La gente seria la trovi a sudare sul palco, senza trucchi o facili scorciatoie. La verità spesso è così diretta e sempre, alla fine. E questi rockers inglesi che infiammano i cuori romantici del rock più soffuso e intenso, potrebbero anche tirare i remi musicali in barca e fare il minimo indispensabile, dopo quarant’anni di storia e almeno un paio di capolavori in studio.
E invece no, gli FM te li ritrovi al Frontiers Rock Festival a Trezzo Sull’Adda nella primavera del 2025, come una delle realtà più fresche e sincere, con un set acustico acclamato e ricco di autentico soul urbano e un concerto elettrico che va raccontato con una certa perfidia, ma non diretta verso di loro.
Si sa ma non si dice, che tante band odierne e anche qualcuna storica, usi diverse basi strumentali e vocali in concerto, sui cui poter performare in tutta sicurezza. Questi suoni sontuosi e perfetti non si sentono per nulla negli FM, che trattano il palco come se fosse il luogo che amano di più, dove divertirsi e divertire. No basi, no trick magici, sono tanta passione e un mestiere leggendario che viene usato al meglio, sempre.
E se si becca una serata storta, oppure qualcuno fa un errore, ci pensano i fan a cantare e battere le mani, perché non è una questione di essere impeccabili, ma di emozionarsi. Questi signori attempati ma sorridenti sono poi guidati da un cantante che non ha eguali in questo genere, per mille deliziosi motivi diversi.

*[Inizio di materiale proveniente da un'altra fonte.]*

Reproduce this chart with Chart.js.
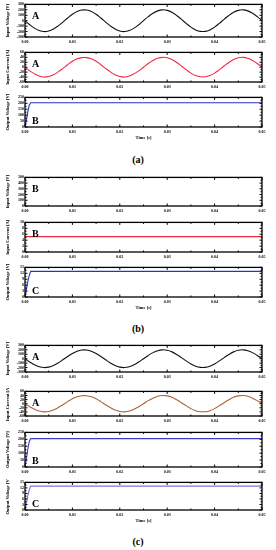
<!DOCTYPE html>
<html>
<head>
<meta charset="utf-8">
<script src="https://cdn.jsdelivr.net/npm/chart.js@4.4.0/dist/chart.umd.min.js"></script>
<style>
html,body{margin:0;padding:0;background:#fff;width:276px;height:550px;overflow:hidden;position:relative}
canvas{position:absolute;left:0}
.cap{position:absolute;left:0;width:276px;text-align:center;font-family:'Liberation Serif',serif;font-size:10px;font-weight:bold;color:#000;line-height:10px}
</style>
</head>
<body>
<canvas id="a1"></canvas><canvas id="a2"></canvas><canvas id="a3"></canvas>
<div class="cap" style="top:155px">(a)</div>
<canvas id="b1"></canvas><canvas id="b2"></canvas><canvas id="b3"></canvas>
<div class="cap" style="top:324px">(b)</div>
<canvas id="c1"></canvas><canvas id="c2"></canvas><canvas id="c3"></canvas><canvas id="c4"></canvas>
<div class="cap" style="top:537px">(c)</div>
<script>
// ---------- data ----------
const time = [0,0.001,0.002,0.003,0.004,0.005,0.006,0.007,0.008,0.009,0.010,0.011,0.012,0.013,0.014,0.015,0.016,0.017,0.018,0.019,0.020,0.021,0.022,0.023,0.024,0.025,0.026,0.027,0.028,0.029,0.030,0.031,0.032,0.033,0.034,0.035,0.036,0.037,0.038,0.039,0.040,0.041,0.042,0.043,0.044,0.045,0.046,0.047,0.048,0.049,0.050];
const inputVoltageA = [0,-74,-137,-181,-200,-190,-154,-96,-25,50,118,169,196,196,169,118,50,-25,-96,-154,-190,-200,-181,-137,-74,0,74,137,181,200,190,154,96,25,-50,-118,-169,-196,-196,-169,-118,-50,25,96,154,190,200,181,137,74,0];
const inputCurrentA = [0,-15,-27,-36,-40,-38,-31,-19,-5,10,24,34,39,39,34,24,10,-5,-19,-31,-38,-40,-36,-27,-15,0,15,27,36,40,38,31,19,5,-10,-24,-34,-39,-39,-34,-24,-10,5,19,31,38,40,36,27,15,0];
const inputVoltageC = [0,-74,-137,-181,-200,-190,-154,-96,-25,50,118,169,196,196,169,118,50,-25,-96,-154,-190,-200,-181,-137,-74,0,74,137,181,200,190,154,96,25,-50,-118,-169,-196,-196,-169,-118,-50,25,96,154,190,200,181,137,74,0];
const inputCurrentC = [0,-15,-27,-36,-40,-38,-31,-19,-5,10,24,34,39,39,34,24,10,-5,-19,-31,-38,-40,-36,-27,-15,0,15,27,36,40,38,31,19,5,-10,-24,-34,-39,-39,-34,-24,-10,5,19,31,38,40,36,27,15,0];
const stepTime = [0,0.0003,0.0006,0.0009,0.0012,0.05];
const outputVoltageA = [0,60,130,185,205,205];
const outputVoltageB = [0,4,8,11,13,13];
const outputVoltageC1 = [0,60,130,185,205,205];
const outputVoltageC2 = [0,4,8,11,13,13];
const dcTime = [0,0.05];
const inputCurrentB = [5.2,5.2];
const inputVoltageB = [];
const xTicks = [0,0.01,0.02,0.03,0.04,0.05];

// ---------- helpers ----------
const FONT = "'Liberation Serif', serif";
function pts(xs, ys){ return ys.map((v,i)=>({x:xs[i], y:v})); }

const framePlugin = {
  id:'frame',
  afterDraw(chart, args, o){
    const {ctx, chartArea:a, scales:{x,y}} = chart;
    ctx.save();
    ctx.strokeStyle = '#000';
    ctx.lineWidth = 1;
    function ticksFor(scale){
      const v = scale.ticks.map(t=>t.value);
      const minor = [];
      for(let i=0;i<v.length-1;i++) minor.push((v[i]+v[i+1])/2);
      return {major:v, minor};
    }
    ctx.beginPath();
    const tx = ticksFor(x), ty = ticksFor(y);
    tx.major.forEach(v=>{const p=x.getPixelForValue(v); ctx.moveTo(p,a.bottom); ctx.lineTo(p,a.bottom-2.5); ctx.moveTo(p,a.top); ctx.lineTo(p,a.top+2.5);});
    tx.minor.forEach(v=>{const p=x.getPixelForValue(v); ctx.moveTo(p,a.bottom); ctx.lineTo(p,a.bottom-1.5); ctx.moveTo(p,a.top); ctx.lineTo(p,a.top+1.5);});
    ty.major.forEach(v=>{const p=y.getPixelForValue(v); ctx.moveTo(a.left,p); ctx.lineTo(a.left+2.5,p); ctx.moveTo(a.right,p); ctx.lineTo(a.right-2.5,p);});
    ty.minor.forEach(v=>{const p=y.getPixelForValue(v); ctx.moveTo(a.left,p); ctx.lineTo(a.left+1.5,p); ctx.moveTo(a.right,p); ctx.lineTo(a.right-1.5,p);});
    ctx.stroke();
    ctx.lineWidth = 1.3;
    ctx.strokeRect(a.left, a.top, a.width, a.height);
    if(o && o.letter){
      ctx.fillStyle = '#000';
      ctx.font = "bold 10px " + FONT;
      ctx.textAlign = 'left';
      if(o.pos === 'top'){ ctx.textBaseline='top'; ctx.fillText(o.letter, a.left+7, a.top+7); }
      else { ctx.textBaseline='bottom'; ctx.fillText(o.letter, a.left+7, a.bottom-1); }
    }
    ctx.restore();
  }
};

function makeChart(id, cfg){
  const axisH = cfg.timeTitle ? 15 : 9;
  const padTop = 3;
  const cv = document.getElementById(id);
  const h = (cfg.bottom - cfg.top) + padTop + axisH;
  cv.width = 276; cv.height = h;
  cv.style.top = (cfg.top - padTop) + 'px';
  return new Chart(cv, {
    type:'line',
    data:{ datasets: cfg.datasets.map(d=>({
      data: pts(d.x, d.y), borderColor: d.color, borderWidth: 1.1,
      pointRadius: 0, tension: d.smooth ? 0.4 : 0, fill:false
    }))},
    options:{
      responsive:false, animation:false, events:[],
      layout:{padding:{top:padTop, right:14, left:0, bottom:0}},
      plugins:{legend:{display:false}, tooltip:{enabled:false}, frame:{letter:cfg.letter, pos:cfg.pos}},
      scales:{
        x:{type:'linear', min:0, max:0.05,
           afterBuildTicks: s=>{ s.ticks = xTicks.map(v=>({value:v})); },
           afterFit: s=>{ s.height = axisH; },
           grid:{display:false, drawTicks:false},
           border:{display:false},
           ticks:{padding:3, maxRotation:0, autoSkip:false, color:'#000',
                  font:{family:FONT, size:4, weight:'bold'}, callback:v=>Number(v).toFixed(2)},
           title:{display:!!cfg.timeTitle, text:'Time [s]', color:'#000', padding:{top:0,bottom:1},
                  font:{family:FONT, size:4.5, weight:'bold'}}
        },
        y:{min:cfg.ymin, max:cfg.ymax,
           afterFit: s=>{ s.width = 25; },
           grid:{display:false, drawTicks:false},
           border:{display:false},
           ticks:{stepSize:cfg.ystep, padding:1, autoSkip:false, color:'#000',
                  font:{family:FONT, size:4, weight:'bold'}},
           title:{display:true, text:cfg.ytitle, color:'#000', padding:{top:5,bottom:0},
                  font:{family:FONT, size:4.5, weight:'bold'}}
        }
      }
    },
    plugins:[framePlugin]
  });
}

const VIN = 'Input Voltage [V]', IIN = 'Input Current [A]', VOUT = 'Output Voltage [V]';

makeChart('a1',{top:4,bottom:37,ymin:-300,ymax:300,ystep:100,ytitle:VIN,letter:'A',pos:'top',
  datasets:[{x:time,y:inputVoltageA,color:'#111111',smooth:true}]});
makeChart('a2',{top:52,bottom:82,ymin:-60,ymax:60,ystep:20,ytitle:IIN,letter:'A',pos:'top',
  datasets:[{x:time,y:inputCurrentA,color:'#ee2a40',smooth:true}]});
makeChart('a3',{top:97,bottom:127,ymin:0,ymax:250,ystep:50,ytitle:VOUT,letter:'B',pos:'bottom',timeTitle:true,
  datasets:[{x:stepTime,y:outputVoltageA,color:'#2236c8'}]});

makeChart('b1',{top:177,bottom:206,ymin:0,ymax:500,ystep:100,ytitle:VIN,letter:'B',pos:'top',
  datasets:[{x:[],y:inputVoltageB,color:'#111111'}]});
makeChart('b2',{top:222,bottom:252,ymin:0,ymax:10,ystep:2,ytitle:IIN,letter:'B',pos:'top',
  datasets:[{x:dcTime,y:inputCurrentB,color:'#ee2a40'}]});
makeChart('b3',{top:267,bottom:297,ymin:0,ymax:15,ystep:3,ytitle:VOUT,letter:'C',pos:'bottom',timeTitle:true,
  datasets:[{x:stepTime,y:outputVoltageB,color:'#2236c8'}]});

makeChart('c1',{top:345,bottom:372,ymin:-300,ymax:300,ystep:100,ytitle:VIN,letter:'A',pos:'top',
  datasets:[{x:time,y:inputVoltageC,color:'#111111',smooth:true}]});
makeChart('c2',{top:391,bottom:416,ymin:-60,ymax:60,ystep:20,ytitle:IIN,letter:'A',pos:'top',
  datasets:[{x:time,y:inputCurrentC,color:'#a8643a',smooth:true}]});
makeChart('c3',{top:432,bottom:467,ymin:0,ymax:250,ystep:50,ytitle:VOUT,letter:'B',pos:'bottom',
  datasets:[{x:stepTime,y:outputVoltageC1,color:'#3a3cd0'}]});
makeChart('c4',{top:482,bottom:510,ymin:0,ymax:15,ystep:3,ytitle:VOUT,letter:'C',pos:'bottom',timeTitle:true,
  datasets:[{x:stepTime,y:outputVoltageC2,color:'#8a6ee0'}]});
</script>
</body>
</html>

Steve Overland è una voce tutta soul e prestata al rock melodico, come se Michael Bolton non si fosse dedicato al pop di plastica e avesse proseguito verso l’eccellenza dei suoi primi lavori, ma siamo anche oltre. C’è quel velo di semplicità quotidiana nei gesti di Steve che quasi disarma, in cui la sua voce crea sempre qualcosa di diverso e la tecnica vocale si tuffa nel cuore di una notte calda, in cui ci si sente un po' meno soli.
Se dal vivo gli FM si distinguono tra mille, la band dopo la reunion del 2007 ci ha regalato un serie di album sempre solidi e sicuri. Tu sai che loro daranno sempre tutto e che le canzoni che ascolterai saranno il meglio di quello che l’ispirazione porterà in quel determinato momento storico.
La sorpresa è che questo Brotherhood, album numero quindici della discografia, è ancora meglio del previsto. Saranno state le acclamazioni dei fan nei concerti oppure qualche nuovo amore, ma le undici tracce dell’album sono una lezione magistrale di rock melodico fatto con anima e ispirazione massima, grazie anxora a una varietà mai banale e sempre “urgente” come dovrebbe essere. Le note sono sempre quelle ma c’è qualcosa nel suono che le rende nuove e diverse.
Certamente il merito è anche di una produzione incredibilmente “calda” e vibrante, dove la chitarra di Jim Kirkpatrick cesella e non mostra i muscoli tanto per farlo. Eleganza, freschezza e un senso della misura che asciuga tutto e si concentra solo sulla bellezza purissima delle melodie.
Su Steve Overland non possiamo davvero aggiungere altro che stupore per un timbro che regala autenticità e un senso di intimità mai lezioso o finto. Sono i piccoli tocchi che rendono i brani così speciali, dal tocco soul dell’iniziale “Do You Mean It”, alla coralità gospel della densissima ballata “Just Walk Away”, alla sinuosità bonjoviana di “Raised On The Wrong Side” e si può anche deviare leggermente la rotta, verso un pop leggermente più moderno ma sempre struggente, come nella malinconica “Because Of You”.
Brotherhood è un lavoro che profuma di verità e che narra di sentimenti semplici e autentici. Una sorta di racconto quotidiano di come noi viviamo, fatichiamo e ci innamoriamo.